From: Peter Kirk (peterkirk@qaya.org)
Date: Fri Mar 26 2004 - 19:02:48 EST
On 26/03/2004 13:31, Philippe Verdy wrote:
> ...
>
>We will probably soon see new characters added to Hebrew because of problems for
>the interpretation of Biblic texts, or simply because the currently used
>characters can't fit with any other symbol or letters borrowed from other
>scripts as they have the wrong character properties for usage in Hebrew.
>
>
Philippe, you are as so often misrepresenting the situation.
As far as I know the only proposals for new characters for biblical
Hebrew which are current or expected in the near future are 1) a
proposal for two characters found occasionally in the text which have
not yet been encoded (lower dot and nun hafukha,
http://std.dkuug.dk/jtc1/sc2/wg2/docs/n2714.pdf); and 2) a proposal for
one new accent which has not previously been properly distinguished from
another one (atnah hafukh,
http://std.dkuug.dk/jtc1/sc2/wg2/docs/n2692.pdf). These are not being
proposed because of problems of interpretation of the biblical text, but
because of problems in properly representing the text at the glyph
level.
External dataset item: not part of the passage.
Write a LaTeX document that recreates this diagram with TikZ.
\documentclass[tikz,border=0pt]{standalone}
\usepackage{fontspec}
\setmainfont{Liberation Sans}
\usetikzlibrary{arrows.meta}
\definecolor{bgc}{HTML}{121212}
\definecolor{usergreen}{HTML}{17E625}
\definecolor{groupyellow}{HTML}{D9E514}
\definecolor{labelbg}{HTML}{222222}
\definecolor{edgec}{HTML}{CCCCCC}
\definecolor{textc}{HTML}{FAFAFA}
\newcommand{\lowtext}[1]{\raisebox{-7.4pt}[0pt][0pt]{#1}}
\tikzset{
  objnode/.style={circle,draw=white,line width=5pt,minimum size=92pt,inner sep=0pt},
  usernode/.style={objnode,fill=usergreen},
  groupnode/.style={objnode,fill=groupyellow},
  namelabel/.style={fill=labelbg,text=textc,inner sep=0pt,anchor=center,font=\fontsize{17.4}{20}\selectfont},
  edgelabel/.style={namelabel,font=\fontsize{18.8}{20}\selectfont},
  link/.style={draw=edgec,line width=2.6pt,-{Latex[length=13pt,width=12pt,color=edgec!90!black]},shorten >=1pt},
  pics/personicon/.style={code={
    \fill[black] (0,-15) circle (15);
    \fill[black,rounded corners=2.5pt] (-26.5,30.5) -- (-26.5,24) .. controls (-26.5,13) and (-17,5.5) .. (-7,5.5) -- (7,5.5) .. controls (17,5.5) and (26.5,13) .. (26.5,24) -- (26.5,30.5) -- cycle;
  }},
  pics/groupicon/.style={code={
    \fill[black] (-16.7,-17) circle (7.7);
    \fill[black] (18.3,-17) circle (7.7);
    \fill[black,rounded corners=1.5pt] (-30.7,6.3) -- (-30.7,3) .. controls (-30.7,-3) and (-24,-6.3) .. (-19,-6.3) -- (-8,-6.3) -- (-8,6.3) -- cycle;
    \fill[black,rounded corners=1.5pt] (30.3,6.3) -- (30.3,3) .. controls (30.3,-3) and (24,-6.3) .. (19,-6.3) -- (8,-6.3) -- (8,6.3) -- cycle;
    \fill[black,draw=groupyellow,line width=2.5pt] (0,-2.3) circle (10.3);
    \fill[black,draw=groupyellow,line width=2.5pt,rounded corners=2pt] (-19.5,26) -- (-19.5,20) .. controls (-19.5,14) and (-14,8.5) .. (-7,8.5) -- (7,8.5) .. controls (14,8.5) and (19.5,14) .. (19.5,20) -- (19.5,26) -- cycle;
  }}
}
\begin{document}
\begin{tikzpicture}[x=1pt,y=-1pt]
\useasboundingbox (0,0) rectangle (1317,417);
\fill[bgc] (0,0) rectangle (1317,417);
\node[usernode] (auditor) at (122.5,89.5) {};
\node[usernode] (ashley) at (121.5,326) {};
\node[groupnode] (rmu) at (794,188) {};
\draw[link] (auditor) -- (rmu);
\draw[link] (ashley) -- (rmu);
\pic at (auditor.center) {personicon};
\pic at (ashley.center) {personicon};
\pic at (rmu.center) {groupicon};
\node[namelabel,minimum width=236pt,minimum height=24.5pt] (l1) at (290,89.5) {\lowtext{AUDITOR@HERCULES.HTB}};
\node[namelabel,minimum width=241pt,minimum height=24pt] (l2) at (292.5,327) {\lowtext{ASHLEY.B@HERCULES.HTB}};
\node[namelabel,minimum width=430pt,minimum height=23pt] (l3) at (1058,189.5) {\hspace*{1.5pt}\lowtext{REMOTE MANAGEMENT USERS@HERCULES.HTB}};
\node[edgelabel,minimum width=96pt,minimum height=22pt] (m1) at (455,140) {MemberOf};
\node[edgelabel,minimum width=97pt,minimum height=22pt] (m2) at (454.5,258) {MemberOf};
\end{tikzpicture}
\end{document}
There is no possibility of using characters borrowed from other
scripts, and this has never been suggested, although in at least one
font the script generic COMBINING DOT BELOW has been used for the Hebrew
lower dot.
Beyond that, the only additional Hebrew characters I expect to see
encoded are for non-Tiberian pointing systems. Each of these three
systems is almost a separate script - the same base characters but
different sets of vowel points and accents.
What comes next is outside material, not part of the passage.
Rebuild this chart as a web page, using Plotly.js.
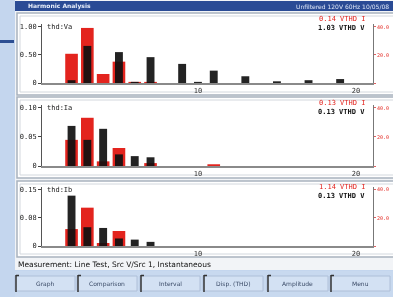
<!DOCTYPE html>
<html>
<head>
<meta charset="utf-8">
<script src="https://cdn.plot.ly/plotly-3.0.1.min.js"></script>
<style>
html,body{margin:0;padding:0;background:#c4d6ee;}
#chart{width:393px;height:297px;filter:blur(0.6px);}
</style>
</head>
<body>
<div id="chart"></div>
<script>
// Harmonic orders shown on the x axis
const harmonics = [2, 3, 4, 5, 6, 7, 9, 10, 11, 13, 15, 17, 19];

// Panel 1 (voltage a)
const panel1Red   = [0.52, 0.98, 0.16, 0.38, 0.02, 0.02, 0, 0, 0, 0, 0, 0, 0];
const panel1Black = [0.05, 0.66, 0.00, 0.55, 0.02, 0.46, 0.34, 0.02, 0.22, 0.12, 0.03, 0.05, 0.07];

// Panel 2
const panel2Red   = [0.045, 0.083, 0.008, 0.031, 0, 0.005, 0, 0, 0.003, 0, 0, 0, 0];
const panel2Black = [0.069, 0.045, 0.064, 0.020, 0.017, 0.015, 0, 0, 0, 0, 0, 0, 0];

// Panel 3
const panel3Red   = [0.045, 0.102, 0.008, 0.040, 0, 0, 0, 0, 0, 0, 0, 0, 0];
const panel3Black = [0.134, 0.050, 0.048, 0.020, 0.017, 0.011, 0, 0, 0, 0, 0, 0, 0];

// Axis tick labels
const xTickVals = [10, 20];
const xTickText = ["10", "20"];
const y1TickVals = [0, 0.5, 1.0];   const y1TickText = ["0", "0.50", "1.00"];
const y2TickVals = [0, 0.05, 0.10]; const y2TickText = ["0", "0.05", "0.10"];
const y3TickVals = [0, 0.075, 0.15]; const y3TickText = ["0", "0.08", "0.15"];
const rightTickText = ["", "20.0", "40.0"];

// Panel labels and readouts
const panelNames = ["thd:Va", "thd:Ia", "thd:Ib"];
const readRed = ["0.14 VTHD I", "0.13 VTHD I", "1.14 VTHD I"];
const readBlack = ["1.03 VTHD V", "0.13 VTHD V", "0.13 VTHD V"];

const statusText = "Measurement: Line Test, Src V/Src 1, Instantaneous";
const buttonLabels = ["Graph", "Comparison", "Interval", "Disp. (THD)", "Amplitude", "Menu"];
const windowTitle = "Harmonic Analysis";
const windowInfo = "Unfiltered 120V 60Hz 10/05/08";

const W = 393, H = 297;
const fx = p => p / W;
const fy = p => 1 - p / H;

const RED = "#e3241e", BLACK = "#101010";

function barPair(redVals, blackVals, xa, ya) {
  return [
    {type: "bar", x: harmonics, y: redVals, width: 0.8, marker: {color: RED, line: {width: 0}},
     xaxis: xa, yaxis: ya, hoverinfo: "skip"},
    {type: "bar", x: harmonics, y: blackVals, width: 0.5, marker: {color: BLACK, line: {width: 0}, opacity: 0.92},
     xaxis: xa, yaxis: ya, hoverinfo: "skip"}
  ];
}

const data = [].concat(
  barPair(panel1Red, panel1Black, "x", "y"),
  barPair(panel2Red, panel2Black, "x2", "y2"),
  barPair(panel3Red, panel3Black, "x3", "y3"),
  [{type: "scatter", x: [], y: [], xaxis: "x", yaxis: "y4", hoverinfo: "skip"},
   {type: "scatter", x: [], y: [], xaxis: "x2", yaxis: "y5", hoverinfo: "skip"},
   {type: "scatter", x: [], y: [], xaxis: "x3", yaxis: "y6", hoverinfo: "skip"}]
);

const xDom = [fx(42), fx(373)];
const xRange = [0.13, 21.08];
const panels = [
  {bottom: 83, top: 24, max: 1.05, tv: y1TickVals, tt: y1TickText, frame: [13, 95]},
  {bottom: 166, top: 105, max: 0.105, tv: y2TickVals, tt: y2TickText, frame: [97, 178]},
  {bottom: 246, top: 187, max: 0.157, tv: y3TickVals, tt: y3TickText, frame: [181, 257]}
];

const font = {family: "DejaVu Sans Mono, monospace", size: 7, color: "#222"};

const layout = {
  width: W, height: H,
  margin: {l: 0, r: 0, t: 0, b: 0},
  paper_bgcolor: "#c4d6ee",
  plot_bgcolor: "rgba(0,0,0,0)",
  showlegend: false,
  barmode: "overlay",
  font: font,
  shapes: [],
  annotations: []
};

panels.forEach((p, i) => {
  const n = i === 0 ? "" : String(i + 1);
  layout["xaxis" + n] = {
    domain: xDom, range: xRange, anchor: "y" + n,
    tickvals: xTickVals, ticktext: xTickText, ticks: "", ticklen: 0,
    showgrid: false, zeroline: false, showline: true, linecolor: "#8a8a8a", linewidth: 1.5,
    tickfont: {family: "DejaVu Sans Mono", size: 7, color: "#333"}, fixedrange: true
  };
  layout["yaxis" + n] = {
    domain: [fy(p.bottom), fy(p.top)], range: [0, p.max], anchor: "x" + n,
    tickvals: p.tv, ticktext: p.tt, ticks: "outside", ticklen: 3, tickcolor: "#444",
    showgrid: false, zeroline: false, showline: true, linecolor: "#555", linewidth: 1,
    tickfont: {family: "DejaVu Sans Mono", size: 7, color: "#222"}, fixedrange: true
  };
  layout["yaxis" + (i + 4)] = {
    overlaying: "y" + n, side: "right", anchor: "x" + n, range: [0, p.max],
    tickvals: p.tv, ticktext: rightTickText, ticks: "outside", ticklen: 2, tickcolor: "#e06060",
    showgrid: false, zeroline: false, showline: true, linecolor: "#777", linewidth: 1,
    tickfont: {family: "DejaVu Sans Mono", size: 5, color: RED}, fixedrange: true
  };
  // panel frame
  layout.shapes.push({type: "rect", xref: "paper", yref: "paper", layer: "below",
    x0: fx(17), x1: fx(395), y0: fy(p.frame[1]), y1: fy(p.frame[0]),
    fillcolor: "#ffffff", line: {color: "#a9b3bf", width: 1.5}});
  layout.shapes.push({type: "rect", xref: "paper", yref: "paper", layer: "below",
    x0: fx(20), x1: fx(395), y0: fy(p.frame[1] - 3), y1: fy(p.frame[0] + 3),
    fillcolor: "rgba(0,0,0,0)", line: {color: "#d3d8de", width: 1}});
  // panel name
  layout.annotations.push({xref: "paper", yref: "paper", x: fx(45), y: fy(p.top + 3),
    xanchor: "left", yanchor: "middle", showarrow: false, text: panelNames[i],
    font: {family: "DejaVu Sans Mono", size: 7, color: "#222"}});
  // readouts
  layout.annotations.push({xref: "paper", yref: "paper", x: fx(367), y: fy(p.frame[0] + 6),
    xanchor: "right", yanchor: "middle", showarrow: false, text: readRed[i],
    font: {family: "DejaVu Sans Mono", size: 7, color: RED}});
  layout.annotations.push({xref: "paper", yref: "paper", x: fx(367), y: fy(p.frame[0] + 15),
    xanchor: "right", yanchor: "middle", showarrow: false, text: "<b>" + readBlack[i] + "</b>",
    font: {family: "DejaVu Sans Mono", size: 7, color: "#111"}});
});

// window chrome
layout.shapes.unshift(
  {type: "rect", xref: "paper", yref: "paper", layer: "below", x0: fx(15), x1: 1, y0: fy(270), y1: 1,
   fillcolor: "#f2f4f7", line: {width: 0}},
  {type: "rect", xref: "paper", yref: "paper", layer: "below", x0: fx(15), x1: 1, y0: fy(11), y1: fy(1),
   fillcolor: "#2a4b95", line: {width: 0}},
  {type: "rect", xref: "paper", yref: "paper", layer: "below", x0: 0, x1: fx(14), y0: fy(43), y1: fy(40),
   fillcolor: "#2d4f93", line: {width: 0}},
  {type: "rect", xref: "paper", yref: "paper", layer: "below", x0: fx(15), x1: 1, y0: 0, y1: fy(271),
   fillcolor: "#c8d9ef", line: {width: 0}}
);
layout.annotations.push(
  {xref: "paper", yref: "paper", x: fx(26), y: fy(6), xanchor: "left", yanchor: "middle", showarrow: false,
   text: "<b>" + windowTitle + "</b>", font: {family: "DejaVu Sans", size: 6, color: "#e8eefa"}},
  {xref: "paper", yref: "paper", x: fx(391), y: fy(6), xanchor: "right", yanchor: "middle", showarrow: false,
   text: windowInfo, font: {family: "DejaVu Sans", size: 6, color: "#dfe7f7"}},
  {xref: "paper", yref: "paper", x: fx(16), y: fy(264), xanchor: "left", yanchor: "middle", showarrow: false,
   text: statusText, font: {family: "DejaVu Sans", size: 7.5, color: "#111"}}
);

// buttons
const btnX = [[15, 75], [77, 137], [140, 200], [203, 263], [267, 328], [330, 390]];
buttonLabels.forEach((lab, i) => {
  const [a, b] = btnX[i];
  layout.shapes.push({type: "rect", xref: "paper", yref: "paper", layer: "below",
    x0: fx(a), x1: fx(b), y0: fy(291), y1: fy(276), fillcolor: "#d3e1f3", line: {color: "#aebfd8", width: 1}});
  layout.shapes.push({type: "line", xref: "paper", yref: "paper", layer: "above",
    x0: fx(a + 1), x1: fx(a + 1), y0: fy(292), y1: fy(275), line: {color: "#333", width: 1.5}});
  layout.shapes.push({type: "line", xref: "paper", yref: "paper", layer: "above",
    x0: fx(a + 1), x1: fx(a + 4), y0: fy(275.5), y1: fy(275.5), line: {color: "#333", width: 1.5}});
  layout.annotations.push({xref: "paper", yref: "paper", x: fx((a + b) / 2), y: fy(283.5),
    xanchor: "center", yanchor: "middle", showarrow: false, text: lab,
    font: {family: "DejaVu Sans", size: 6, color: "#3a4a66"}});
});

Plotly.newPlot("chart", data, layout, {staticPlot: true, displayModeBar: false});
</script>
</body>
</html>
I know there is one person who wants to encode new Hebrew characters
which are graphically identical to existing ones but semantically
different. It is unlikely that such proposals will succeed, not least
because in most cases there is no general agreement on the semantic
distinctions. (Compare for example that any proposal to encode a
distinct silent h for French would founder immediately on the lack of
agreement between all dialects about which h's are silent.) The best
principle, for Hebrew and for most other cases, is to encode what is
written i.e. the glyph distinctions, and not what people think it means.